Online ticket retailer Fandango reported "Sex and the City" was accounting for 90 percent of its advance sales, with tickets being snapped up at the rate of seven per second.
"At this fast pace, we expect to sell out more than 1,000 'Sex and the City' showtimes by day's end," said Fandango CEO Rick Butler. "The advance ticket sales are nothing short of extraordinary for a female-driven comedy-drama."
"Sex" already has grossed nearly $12 million in overseas business since mid-week, including more than $7 million in Britain, nearly $3 million in Germany and $1.3 million in France, according to studio figures.
The film is based on the hit HBO television series of the same name starring Sarah Jessica Parker as a fashion-conscious, Manhattan magazine columnist, Carrie Bradshaw, writing about urban romance and the singles scene.
Carrie and her three best pals -- Miranda, Charlotte and Samantha -- are all picking up their lives where they left off when the TV show went off the air in 2004.
An online survey of more than 10,000 moviegoers buying tickets from Fandango found that 94 percent were women, and that 67 percent planned to attend the movie this weekend with a group of female friends.
That translates to a lot of women swarming theaters after downing Cosmopolitans -- a favored cocktail of the "Sex and the City" women -- notwithstanding early mixed reviews.
"It might be a really fun place to be for guys this weekend at the theater, because the ratio of women to men is going to be huge, said Paul Dergarabedian, head of Media By Numbers.
But Brandon Gray, president of the movie Web site Box Office Mojo, said the commercial potential may be limited by a promotional campaign aimed primarily at the devoted but finite female fan base of the TV show.
"Because the marketing is preaching to the converted, one wonders whether it will have legs beyond the opening," Gray told Reuters.
The film opens in nearly 3,300 North American theaters.
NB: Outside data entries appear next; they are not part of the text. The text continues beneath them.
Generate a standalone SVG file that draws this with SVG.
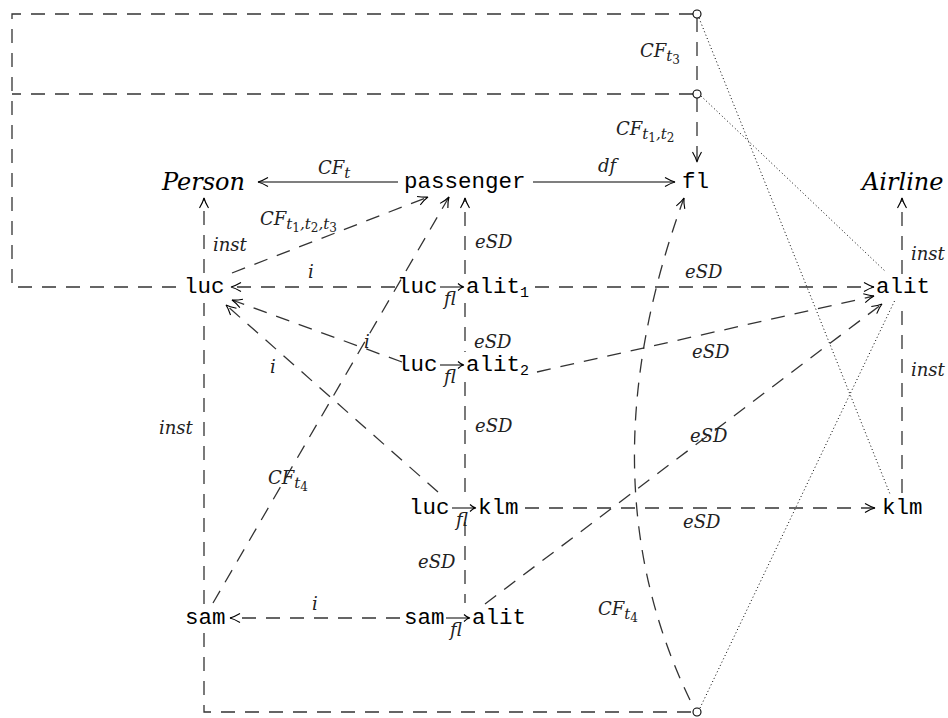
<svg xmlns="http://www.w3.org/2000/svg" width="948" height="718" viewBox="0 0 948 718">
<style>
.d{fill:none;stroke:#333;stroke-width:1.3;stroke-dasharray:14 10}
.s{fill:none;stroke:#000;stroke-width:1.2}
.o{fill:none;stroke:#000;stroke-width:1;stroke-dasharray:1 2.6}
.tt{font-family:"Liberation Mono",monospace;font-size:22.5px;fill:#000}
.m{font-family:"DejaVu Serif",serif;font-style:italic;font-size:18px;fill:#222}
.big{font-family:"DejaVu Serif",serif;font-style:italic;font-size:24px;fill:#000}
.up{font-style:normal}
.sb{font-size:15px}
.ss{font-size:12px;font-style:normal}
.sa{fill:none;stroke:#000;stroke-width:1.1}
</style>
<defs>
<marker id="ah" viewBox="-11 -6 12 12" refX="0" refY="0" markerWidth="12" markerHeight="12" markerUnits="userSpaceOnUse" orient="auto">
<path d="M -10,-4.5 Q -4,-1 0,0 Q -4,1 -10,4.5" fill="none" stroke="#000" stroke-width="1.1"/>
</marker>
</defs>
<g id="connectors">
<path class="d" d="M 693,14 H 12 V 287 H 180"/>
<path class="d" d="M 693,94 H 12"/>
<path class="d" d="M 697,18 V 90"/>
<path class="d" d="M 697,98 V 162" marker-end="url(#ah)"/>
<path class="d" d="M 204,633 V 712 H 693"/>
<path class="s" d="M 398,182 H 258" marker-end="url(#ah)"/>
<path class="s" d="M 533,182 H 675" marker-end="url(#ah)"/>
<path class="d" d="M 232,273 L 428,197" marker-end="url(#ah)"/>
<path class="d" d="M 213,603 L 449,197" marker-end="url(#ah)"/>
<path class="d" d="M 204,273 V 198" marker-end="url(#ah)"/>
<path class="d" d="M 204,604 V 303"/>
<path class="d" d="M 465,274 V 198" marker-end="url(#ah)"/>
<path class="d" d="M 465,303 V 352"/>
<path class="d" d="M 465,382 V 494"/>
<path class="d" d="M 465,522 V 603"/>
<path class="d" d="M 395,287 H 231" marker-end="url(#ah)"/>
<path class="d" d="M 402,362 L 232,300" marker-end="url(#ah)"/>
<path class="d" d="M 438,492 L 226,305" marker-end="url(#ah)"/>
<path class="d" d="M 535,287 H 874" marker-end="url(#ah)"/>
<path class="d" d="M 537,372 L 874,296" marker-end="url(#ah)"/>
<path class="d" d="M 485,604 L 882,304" marker-end="url(#ah)"/>
<path class="d" d="M 525,508 H 875" marker-end="url(#ah)"/>
<path class="d" d="M 400,618 H 230" marker-end="url(#ah)"/>
<path class="d" d="M 902,274 V 198" marker-end="url(#ah)"/>
<path class="d" d="M 902,493 V 303"/>
<path class="d" d="M 690,700 Q 582,477 684,198" marker-end="url(#ah)"/>
<path class="o" d="M 699,18 L 890,494"/>
<path class="o" d="M 701,96 L 886,272"/>
<path class="o" d="M 700,708 L 895,300"/>
</g>
<g id="circles">
<circle cx="697" cy="14" r="4" fill="#fff" stroke="#000" stroke-width="1.1"/>
<circle cx="697" cy="94" r="4" fill="#fff" stroke="#000" stroke-width="1.1"/>
<circle cx="697" cy="712" r="4" fill="#fff" stroke="#000" stroke-width="1.1"/>
</g>
<g id="labels">
<text class="m" x="318" y="174">CF<tspan class="sb" dy="4">t</tspan></text>
<text class="m" x="598" y="172">df</text>
<text class="m" x="640" y="57">CF<tspan class="sb" dy="4">t</tspan><tspan class="ss" dy="3">3</tspan></text>
<text class="m" x="616" y="135">CF<tspan class="sb" dy="4">t</tspan><tspan class="ss" dy="3">1</tspan><tspan class="sb" dy="-3">,t</tspan><tspan class="ss" dy="3">2</tspan></text>
<text class="m" x="260" y="225">CF<tspan class="sb" dy="4">t</tspan><tspan class="ss" dy="3">1</tspan><tspan class="sb" dy="-3">,t</tspan><tspan class="ss" dy="3">2</tspan><tspan class="sb" dy="-3">,t</tspan><tspan class="ss" dy="3">3</tspan></text>
<text class="m" x="268" y="484">CF<tspan class="sb" dy="4">t</tspan><tspan class="ss" dy="3">4</tspan></text>
<text class="m" x="598" y="615">CF<tspan class="sb" dy="4">t</tspan><tspan class="ss" dy="3">4</tspan></text>
<text class="m" x="213" y="251">inst</text>
<text class="m" x="159" y="434">inst</text>
<text class="m" x="911" y="260">inst</text>
<text class="m" x="911" y="376">inst</text>
<text class="m" x="475" y="248">eSD</text>
<text class="m" x="474" y="348">eSD</text>
<text class="m" x="475" y="432">eSD</text>
<text class="m" x="418" y="568">eSD</text>
<text class="m" x="685" y="278">eSD</text>
<text class="m" x="692" y="358">eSD</text>
<text class="m" x="690" y="442">eSD</text>
<text class="m" x="683" y="528">eSD</text>
<text class="m" x="308" y="278">i</text>
<text class="m" x="364" y="348">i</text>
<text class="m" x="270" y="373">i</text>
<text class="m" x="312" y="610">i</text>
</g>
<g id="Person"><text class="big" x="162" y="190">Person</text></g>
<g id="Airline"><text class="big" x="862" y="190">Airline</text></g>
<g id="passenger"><text class="tt" x="404" y="188">passenger</text></g>
<g id="fl"><text class="tt" x="682" y="188">fl</text></g>
<g id="luc"><text class="tt" x="184" y="293">luc</text></g>
<g id="alit"><text class="tt" x="876" y="293">alit</text></g>
<g id="klm"><text class="tt" x="882" y="514">klm</text></g>
<g id="sam"><text class="tt" x="185" y="624">sam</text></g>
<g id="luc_alit1">
<text class="tt" x="397" y="293">luc</text>
<path class="sa" d="M 440,287 H 463 M 458,283.5 Q 461,286.5 464,287 Q 461,287.5 458,290.5"/>
<text class="m" x="444" y="305" font-size="16">fl</text>
<text class="tt" x="466" y="293">alit<tspan font-size="15" dy="4">1</tspan></text>
</g>
<g id="luc_alit2">
<text class="tt" x="397" y="371">luc</text>
<path class="sa" d="M 440,365 H 463 M 458,361.5 Q 461,364.5 464,365 Q 461,365.5 458,368.5"/>
<text class="m" x="444" y="383" font-size="16">fl</text>
<text class="tt" x="466" y="371">alit<tspan font-size="15" dy="4">2</tspan></text>
</g>
<g id="luc_klm">
<text class="tt" x="409" y="514">luc</text>
<path class="sa" d="M 452,508 H 475 M 470,504.5 Q 473,507.5 476,508 Q 473,508.5 470,511.5"/>
<text class="m" x="456" y="526" font-size="16">fl</text>
<text class="tt" x="478" y="514">klm</text>
</g>
<g id="sam_alit">
<text class="tt" x="404" y="624">sam</text>
<path class="sa" d="M 446,618 H 469 M 464,614.5 Q 467,617.5 470,618 Q 467,618.5 464,621.5"/>
<text class="m" x="450" y="636" font-size="16">fl</text>
<text class="tt" x="472" y="624">alit</text>
</g>
</svg>
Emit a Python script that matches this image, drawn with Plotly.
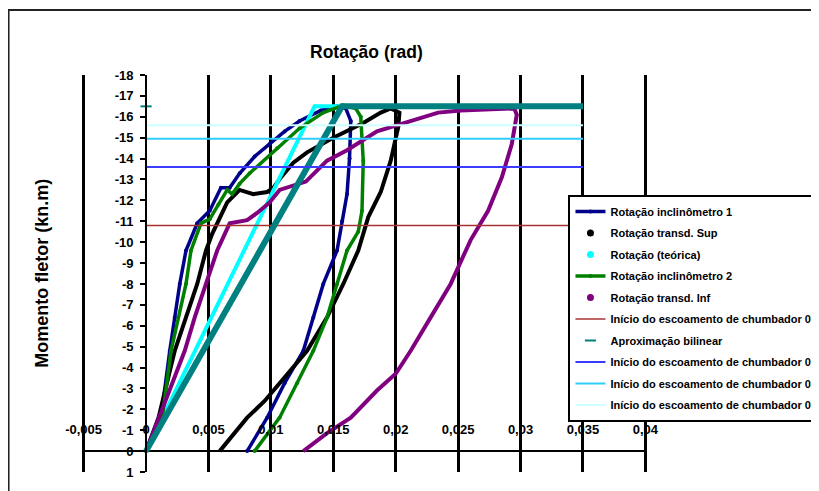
import plotly.graph_objects as go

# ---------------- data ----------------
x_ticks = [-0.005, 0, 0.005, 0.01, 0.015, 0.02, 0.025, 0.03, 0.035, 0.04]
x_tick_labels = ["-0,005", "0", "0,005", "0,01", "0,015", "0,02", "0,025", "0,03", "0,035", "0,04"]
y_ticks = list(range(-18, 2))
y_tick_labels = [str(v) for v in y_ticks]

incl1_x = [0, 0.0012, 0.0019, 0.0023, 0.0027, 0.0032, 0.0041, 0.0051, 0.0060, 0.0067, 0.0075, 0.0087,
           0.0099, 0.0111, 0.0123, 0.0140, 0.0153, 0.0160, 0.0164, 0.0163, 0.0161, 0.0157, 0.0153,
           0.0142, 0.0134, 0.0126, 0.0111, 0.0097, 0.0081]
incl1_y = [0, -1.6, -4.8, -6.4, -8.0, -9.6, -10.9, -11.5, -12.6, -12.6, -13.3, -14.1,
           -14.7, -15.3, -15.8, -16.3, -16.5, -16.4, -15.8, -14.0, -12.3, -11.0, -9.6,
           -8.0, -6.4, -4.8, -3.25, -1.6, 0]

transd_sup_x = [0, 0.0010, 0.0023, 0.0032, 0.0041, 0.0048, 0.0053, 0.0065, 0.0075, 0.0086, 0.0097,
                0.0102, 0.0108, 0.0118, 0.0129, 0.0150, 0.0174, 0.0188, 0.0196, 0.0203, 0.0202,
                0.0196, 0.0188, 0.0178, 0.0170, 0.0158, 0.0145, 0.0129, 0.0107, 0.0095, 0.0081,
                0.0069, 0.0059]
transd_sup_y = [0, -1.6, -4.8, -6.4, -8.0, -9.6, -10.4, -11.9, -12.5, -12.3, -12.4,
                -12.6, -13.1, -13.8, -14.3, -15.0, -15.7, -16.2, -16.4, -16.2, -15.5,
                -13.9, -12.4, -11.2, -9.6, -8.0, -6.4, -4.8, -3.25, -2.4, -1.6,
                -0.7, 0]

teorica_x = [0, 0.0135, 0.035]
teorica_y = [0, -16.5, -16.5]

incl2_x = [0, 0.0013, 0.0020, 0.0032, 0.0036, 0.0044, 0.0051, 0.0058, 0.0065, 0.0069, 0.0075, 0.0083,
           0.0105, 0.0123, 0.0142, 0.0158, 0.0168, 0.0172, 0.0174, 0.0173, 0.0170, 0.0161,
           0.0153, 0.0145, 0.0134, 0.0121, 0.0107, 0.0087]
incl2_y = [0, -1.6, -4.8, -8.0, -9.6, -10.9, -11.1, -11.8, -12.5, -12.3, -12.8, -13.3,
           -14.5, -15.45, -16.2, -16.55, -16.4, -16.0, -13.9, -11.5, -10.5, -9.6,
           -8.0, -6.4, -4.8, -3.25, -1.6, 0]

transd_inf_x = [0, 0.0010, 0.0021, 0.0031, 0.0039, 0.0048, 0.0057, 0.0067, 0.0081, 0.0089, 0.0099,
                0.0107, 0.0121, 0.0128, 0.0145, 0.0161, 0.0185, 0.0206, 0.0234, 0.0252, 0.0295,
                0.0297, 0.0293, 0.0285, 0.0274, 0.0260, 0.0250, 0.0244, 0.0228, 0.0212, 0.0200,
                0.0185, 0.0164, 0.0145, 0.0126]
transd_inf_y = [0, -1.6, -3.25, -4.8, -6.4, -8.0, -9.6, -10.9, -11.05, -11.4, -11.9,
                -12.5, -12.8, -12.9, -13.9, -14.4, -15.3, -15.7, -16.2, -16.3, -16.4,
                -16.1, -14.7, -13.1, -11.5, -10.1, -8.8, -8.0, -6.4, -4.8, -3.7,
                -2.9, -1.6, -0.86, 0]

bilinear_x = [0, 0.0157, 0.035]
bilinear_y = [0, -16.5, -16.5]
bilinear_extra_x = [0]
bilinear_extra_y = [-16.5]

ref_x = [0, 0.035]
ref_red_y = -10.8
ref_blue_y = -13.6
ref_cyan_y = -14.95
ref_lightcyan_y = -15.6

names = ["Rotação inclinômetro 1", "Rotação transd. Sup", "Rotação (teórica)",
         "Rotação inclinômetro 2", "Rotação transd. Inf",
         "Início do escoamento de chumbador 06", "Aproximação bilinear",
         "Início do escoamento de chumbador 05", "Início do escoamento de chumbador 08",
         "Início do escoamento de chumbador 07"]

# ---------------- figure ----------------
fig = go.Figure()


def legend_only(name, color, symbol="circle", size=5):
    fig.add_trace(go.Scatter(x=[None], y=[None], mode="markers", name=name,
                             legendgroup=name,
                             marker=dict(color=color, size=size, symbol=symbol,
                                         line=dict(color=color, width=2))))


fig.add_trace(go.Scatter(x=incl1_x, y=incl1_y, mode="lines+markers", name=names[0],
                         legendgroup=names[0],
                         line=dict(color="#00008B", width=3.5),
                         marker=dict(color="#00008B", size=4)))
fig.add_trace(go.Scatter(x=transd_sup_x, y=transd_sup_y, mode="lines", showlegend=False,
                         legendgroup=names[1], line=dict(color="#000000", width=4)))
legend_only(names[1], "#000000")
fig.add_trace(go.Scatter(x=teorica_x, y=teorica_y, mode="lines", showlegend=False,
                         legendgroup=names[2], line=dict(color="#00FFFF", width=4)))
legend_only(names[2], "#00FFFF")
fig.add_trace(go.Scatter(x=incl2_x, y=incl2_y, mode="lines+markers", name=names[3],
                         legendgroup=names[3],
                         line=dict(color="#008000", width=3.5),
                         marker=dict(color="#008000", size=4)))
fig.add_trace(go.Scatter(x=transd_inf_x, y=transd_inf_y, mode="lines", showlegend=False,
                         legendgroup=names[4], line=dict(color="#800080", width=4)))
legend_only(names[4], "#800080")
fig.add_trace(go.Scatter(x=ref_x, y=[ref_red_y] * len(ref_x), mode="lines", name=names[5],
                         legendgroup=names[5], line=dict(color="#A83232", width=1.5)))
fig.add_trace(go.Scatter(x=bilinear_x, y=bilinear_y, mode="lines", showlegend=False,
                         legendgroup=names[6], line=dict(color="#008080", width=6)))
fig.add_trace(go.Scatter(x=bilinear_extra_x, y=bilinear_extra_y, mode="markers", showlegend=False,
                         legendgroup=names[6],
                         marker=dict(symbol="line-ew", size=8, line=dict(color="#008080", width=2))))
legend_only(names[6], "#008080", symbol="line-ew", size=8)
fig.add_trace(go.Scatter(x=ref_x, y=[ref_blue_y] * len(ref_x), mode="lines", name=names[7],
                         legendgroup=names[7], line=dict(color="#3C3CFF", width=2)))
fig.add_trace(go.Scatter(x=ref_x, y=[ref_cyan_y] * len(ref_x), mode="lines", name=names[8],
                         legendgroup=names[8], line=dict(color="#33CCFF", width=2)))
fig.add_trace(go.Scatter(x=ref_x, y=[ref_lightcyan_y] * len(ref_x), mode="lines", name=names[9],
                         legendgroup=names[9], line=dict(color="#CCFFFF", width=2)))

FONT = "Liberation Sans, Arial, sans-serif"
X_MIN, X_MAX = -0.00513, 0.04013

fig.update_layout(
    width=819, height=491,
    margin=dict(l=74, r=180, t=67, b=27, autoexpand=False),
    paper_bgcolor="white", plot_bgcolor="white",
    font=dict(family=FONT, size=13, color="black", weight="bold"),
    showlegend=True,
    legend=dict(x=0.861, y=0.698, xanchor="left", yanchor="top",
                bgcolor="white", bordercolor="black", borderwidth=2,
                font=dict(family=FONT, size=11, color="black", weight="bold"),
                tracegroupgap=2.5, itemwidth=30, traceorder="grouped"),
    xaxis=dict(range=[X_MIN, X_MAX], tickvals=x_ticks, ticktext=x_tick_labels,
               showgrid=True, gridcolor="black", gridwidth=2.5,
               zeroline=True, zerolinecolor="black", zerolinewidth=2,
               showline=False, anchor="free", position=1 / 19, side="top",
               ticks="outside", ticklen=12, tickcolor="black", tickwidth=2,
               tickfont=dict(family=FONT, size=13, weight="bold")),
    yaxis=dict(range=[1, -18], tickvals=y_ticks, ticktext=y_tick_labels,
               showgrid=False, zeroline=True, zerolinecolor="black", zerolinewidth=2,
               showline=True, linecolor="black", linewidth=2,
               anchor="free", position=(0 - X_MIN) / (X_MAX - X_MIN),
               ticks="outside", ticklen=5, tickcolor="black", tickwidth=1.5,
               ticklabelstandoff=4,
               tickfont=dict(family=FONT, size=13, weight="bold")),
    annotations=[
        dict(text="Rotação (rad)", x=0.5027, y=1.058, xref="paper", yref="paper",
             showarrow=False, xanchor="center", yanchor="middle",
             font=dict(family=FONT, size=17.5, weight="bold")),
        dict(text="Momento fletor (kn.m)", x=-0.0713, y=0.501, xref="paper", yref="paper",
             showarrow=False, xanchor="center", yanchor="middle", textangle=-90,
             font=dict(family=FONT, size=18, weight="bold")),
    ],
    shapes=[
        dict(type="rect", xref="paper", yref="paper", x0=-0.13, y0=-0.12, x1=1.35, y1=1.1637,
             line=dict(color="#222222", width=2), fillcolor="rgba(0,0,0,0)", layer="below"),
    ],
)

fig.write_html("out.html")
Perhaps the closest comparison for a female-skewing, fashion-themed, big-screen "dramedy" set in New York is "The Devil Wears Prada," which opened in more than 2,800 theaters in 2006 with $27.5 million its first weekend.
That film went on to gross $124.8 million in its domestic run, Dergarabedian said.
But "Devil" was aimed at younger audiences, whereas "Sex and the City" is targeted at moviegoers aged 17 and older.
Moreover, "Sex and the City" is expected to play second fiddle this weekend to blockbuster holdover "Indiana Jones and the Kingdom of the Crystal Skull," which grossed over $100 million from its first Friday-through-Sunday frame, Dergarabedian said.
Even if "Indiana Jones" drops 50 percent in its second weekend -- a typical decline for many big Hollywood action movies -- the bullwhip-cracking archeologist is likely to easily eclipse the four Cosmo-swilling girls from the city.